When I was in Cooper Landing, a woman asked me why I wanted to visit Alaska. I gave some vague answer like ‘why wouldn’t I want to come to Alaska?’ She said that most people don’t think of traveling around Alaska. I pointed out the tons of tourists, and she said that most of them come on cruise ships. I think she is underestimating just how many tourists there are in Alaska (she lives in a small settlement on Kachemak Bay that is only accessible by water taxi or private boat), but her question was still a good one: why was I visiting Alaska?
As I’ve already said on this blog, I want to see and experience things which I cannot see and experience in California. But there are many places I can do that, so why Alaska and not somewhere else? My trip was partially inspired by watching the documentary Alaska’s Marine Highway (and that is a large part of why I am spending so much time on ferries). But even that is not the deepest reason.
There is my mother.
She had already been living in the United States (in the Washington D.C. metro area), but her first employer could not offer her a visa which would allow her to get a ‘green card’ (permanent residency in the United States).
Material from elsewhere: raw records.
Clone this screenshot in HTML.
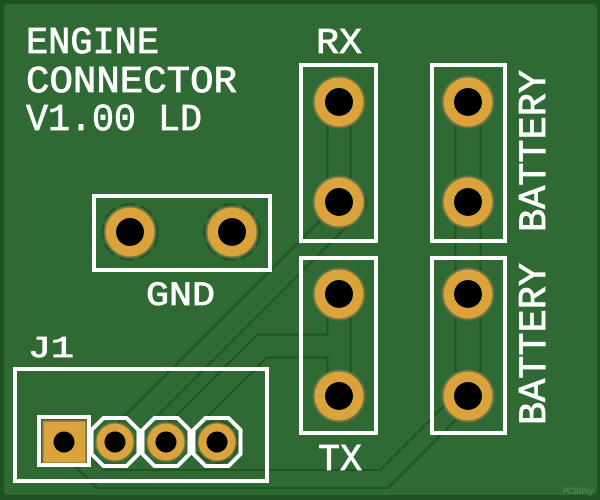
<!DOCTYPE html>
<html><head><meta charset="utf-8"><style>
html,body{margin:0;padding:0;background:#1f5123;}
svg{display:block;}
</style></head><body>
<svg width="600" height="500" viewBox="0 0 600 500" xmlns="http://www.w3.org/2000/svg">
<rect x="0" y="0" width="600" height="500" fill="#1f5123"/>
<rect x="4" y="4" width="593" height="491" rx="4" fill="#2f6934"/>

<!-- trace clearance outlines (dark), then fill -->
<g fill="none" stroke="#1f5426" stroke-linejoin="miter" stroke-linecap="round">
  <polyline points="115,442 355,202" stroke-width="25"/>
  <polyline points="339,102 339,202" stroke-width="25"/>
  <polyline points="166,442 262,346 339,346" stroke-width="25"/>
  <polyline points="339,294 339,396" stroke-width="25"/>
  <polyline points="468,102 468,396" stroke-width="27"/>
  <polyline points="64,442 101,479 384,479 468,395" stroke-width="20"/>
</g>
<g fill="none" stroke="#2f6934" stroke-linejoin="miter" stroke-linecap="round">
  <polyline points="115,442 355,202" stroke-width="21"/>
  <polyline points="339,102 339,202" stroke-width="21"/>
  <polyline points="166,442 262,346 339,346" stroke-width="21"/>
  <polyline points="339,294 339,396" stroke-width="21"/>
  <polyline points="468,102 468,396" stroke-width="23"/>
  <polyline points="64,442 101,479 384,479 468,395" stroke-width="16"/>
</g>

<!-- thermal rings -->
<g fill="none" stroke="#1f5426" stroke-width="2.5" stroke-dasharray="14 6">
  <circle cx="130" cy="232" r="27.5"/>
  <circle cx="232" cy="232" r="27.5"/>
  <circle cx="217" cy="442" r="20.5"/>
</g>

<!-- large pads -->
<g>
  <g fill="#6b7342">
    <circle cx="339" cy="102" r="26.5"/><circle cx="339" cy="202" r="26.5"/>
    <circle cx="468" cy="102" r="26.5"/><circle cx="468" cy="202" r="26.5"/>
    <circle cx="339" cy="294" r="26.5"/><circle cx="339" cy="396" r="26.5"/>
    <circle cx="468" cy="294" r="26.5"/><circle cx="468" cy="396" r="26.5"/>
    <circle cx="130" cy="232" r="26.5"/><circle cx="232" cy="232" r="26.5"/>
  </g>
  <g fill="#dba33b">
    <circle cx="339" cy="102" r="24.5"/><circle cx="339" cy="202" r="24.5"/>
    <circle cx="468" cy="102" r="24.5"/><circle cx="468" cy="202" r="24.5"/>
    <circle cx="339" cy="294" r="24.5"/><circle cx="339" cy="396" r="24.5"/>
    <circle cx="468" cy="294" r="24.5"/><circle cx="468" cy="396" r="24.5"/>
    <circle cx="130" cy="232" r="24.5"/><circle cx="232" cy="232" r="24.5"/>
  </g>
  <g fill="#000">
    <circle cx="339" cy="102" r="14"/><circle cx="339" cy="202" r="14"/>
    <circle cx="468" cy="102" r="14"/><circle cx="468" cy="202" r="14"/>
    <circle cx="339" cy="294" r="14"/><circle cx="339" cy="396" r="14"/>
    <circle cx="468" cy="294" r="14"/><circle cx="468" cy="396" r="14"/>
    <circle cx="130" cy="232" r="14"/><circle cx="232" cy="232" r="14"/>
  </g>
</g>

<!-- J1 pads -->
<rect x="42" y="420" width="45" height="44" fill="#6b7342"/>
<rect x="43.5" y="421.5" width="42" height="41" fill="#dba33b"/>
<g fill="#6b7342">
  <circle cx="115" cy="442" r="20"/><circle cx="166" cy="442" r="20"/><circle cx="217" cy="442" r="20"/>
</g>
<g fill="#dba33b">
  <circle cx="115" cy="442" r="18.5"/><circle cx="166" cy="442" r="18.5"/><circle cx="217" cy="442" r="18.5"/>
</g>
<g fill="#000">
  <circle cx="64" cy="442" r="10.5"/>
  <circle cx="115" cy="442" r="10.5"/><circle cx="166" cy="442" r="10.5"/><circle cx="217" cy="442" r="10.5"/>
</g>

<!-- silkscreen outlines -->
<g fill="none" stroke="#ffffff" stroke-width="4">
  <rect x="301" y="65" width="75" height="176"/>
  <rect x="301" y="258" width="75" height="175"/>
  <rect x="432" y="65" width="73" height="176"/>
  <rect x="432" y="258" width="73" height="175"/>
  <rect x="94" y="196" width="176" height="74"/>
  <rect x="15" y="369" width="252" height="112"/>
  <rect x="39" y="417" width="50" height="48"/>
  <polygon points="103.5,418 126.5,418 138.5,430 138.5,454 126.5,466 103.5,466 91.5,454 91.5,430"/>
  <polygon points="154.5,418 177.5,418 189.5,430 189.5,454 177.5,466 154.5,466 142.5,454 142.5,430"/>
  <polygon points="205.5,418 228.5,418 240.5,430 240.5,454 228.5,466 205.5,466 193.5,454 193.5,430"/>
</g>

<!-- silkscreen text -->
<g fill="#ffffff" stroke="#ffffff" stroke-width="0.8" font-family="'Liberation Mono','DejaVu Sans Mono',monospace">
  <text x="26" y="53" font-size="38" textLength="133" lengthAdjust="spacingAndGlyphs">ENGINE</text>
  <text x="26" y="92" font-size="38" textLength="211" lengthAdjust="spacingAndGlyphs">CONNECTOR</text>
  <text x="26" y="130" font-size="38" textLength="176" lengthAdjust="spacingAndGlyphs">V1.00 LD</text>
  <text x="316" y="53" font-size="36" textLength="46" lengthAdjust="spacingAndGlyphs">RX</text>
  <text x="318" y="470" font-size="38" textLength="44" lengthAdjust="spacingAndGlyphs">TX</text>
  <text x="146" y="305" font-size="34" textLength="69" lengthAdjust="spacingAndGlyphs">GND</text>
  <text x="28" y="357" font-size="31" textLength="46" lengthAdjust="spacingAndGlyphs">J1</text>
  <text transform="translate(545,230) rotate(-90)" x="-2" y="0" font-size="39" textLength="162" lengthAdjust="spacingAndGlyphs">BATTERY</text>
  <text transform="translate(545,423) rotate(-90)" x="-2" y="0" font-size="39" textLength="162" lengthAdjust="spacingAndGlyphs">BATTERY</text>
</g>

<text x="563" y="494" font-size="9" font-style="italic" fill="#5e8f5f" font-family="'Liberation Sans',sans-serif" textLength="30" lengthAdjust="spacingAndGlyphs">PCBWay</text>
</svg>
</body></html>
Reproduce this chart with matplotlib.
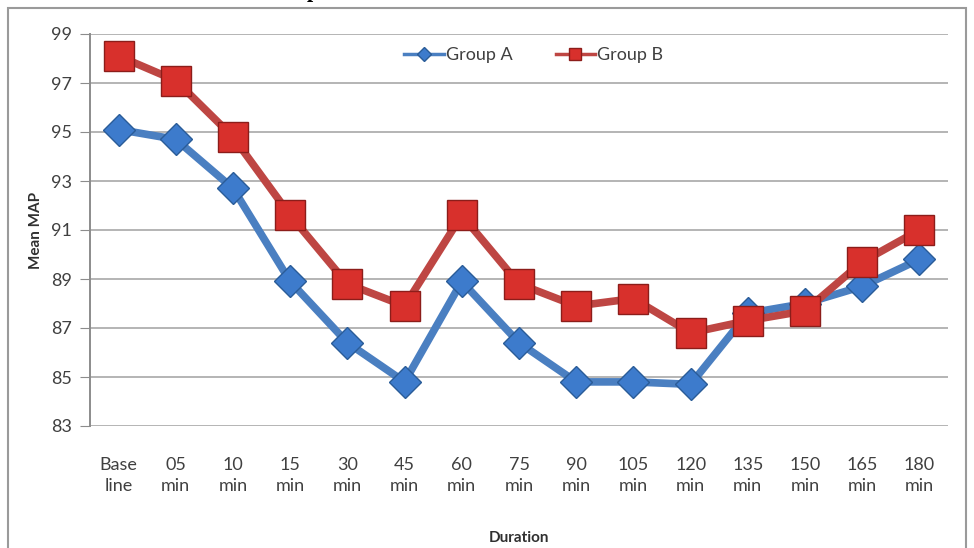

My mother wanted to live in the United States indefinitely, so she really wanted a green card. She was looking for a job which could get her one. The first job which she was able to get which promised her a green card just happened to be in Alaska. And that is how she ended up working and living in Alaska.
Eventually, her employer transferred her to San Francisco. When she was having trouble getting a mortgage to buy a house in San Francisco, her employer (who was the same employer she had in Alaska) stepped in and helped her get the mortgage (and they also paid her enough that she was able to afford to buy a house in San Francisco). That is how she became the owner of a house in San Francisco. And renovating the house (it was practically uninhabitable at the time of purchase) started a chain of events which led to her meeting my father. And then I came along, and I grew up (and still live in) the house that she bought. And it can all be traced back to the job she had in Alaska.
I have been to many museums in Alaska, and one of the pieces of Alaska history which sometimes is exhibited is the boom which happened after the discovery of oil on the North Slope. The oil boom created many jobs, including my mother’s job in Alaska (and even after she moved to San Francisco, her employer could afford to offer financial assistance with paying down her mortgage above and beyond her ordinary salary partially because they were making so much money from the Alaska oil boom). Thus, even though I wasn’t there, I consider that oil boom to be part of my personal history.
All my life, I’ve heard my mother make comments about Alaska. No particular comment stands out to me, but it conditioned me to think of Alaska in a certain way. In my thoughts, Alaska is a much more ‘major’ and ‘important’ place than, say, Minnesota, or Pennsylvania, or New Mexico, or Hawaii, not because it is objectively more ‘major’ or ‘important’ but simply because I grew up among people who almost never mentioned those other states.
As I’ve discussed travel with my mother over the years, she has a tendency to say things like ‘if you think [place] was spectacular, you should see Alaska!’
My mother has been more excited about me going to Alaska than any other travel I have undertaken. She enthusiastically tried to plan some of my trip for me, and I asked her to keep her armchair travel itinerary separate from my real travel plan. If she were twenty years younger, I’m sure she would have joined me and we would have traveled around Alaska together.
As I have traveled around Alaska, and learned so much about Alaska, I have also realized how little I know about my mother’s experiences in Alaska. This is especially obvious when Alaskans ask me about what my mother did when she was in Alaska. I hope I will have the opportunity to ask my mother more about what it was like and how she lived when she was in Alaska.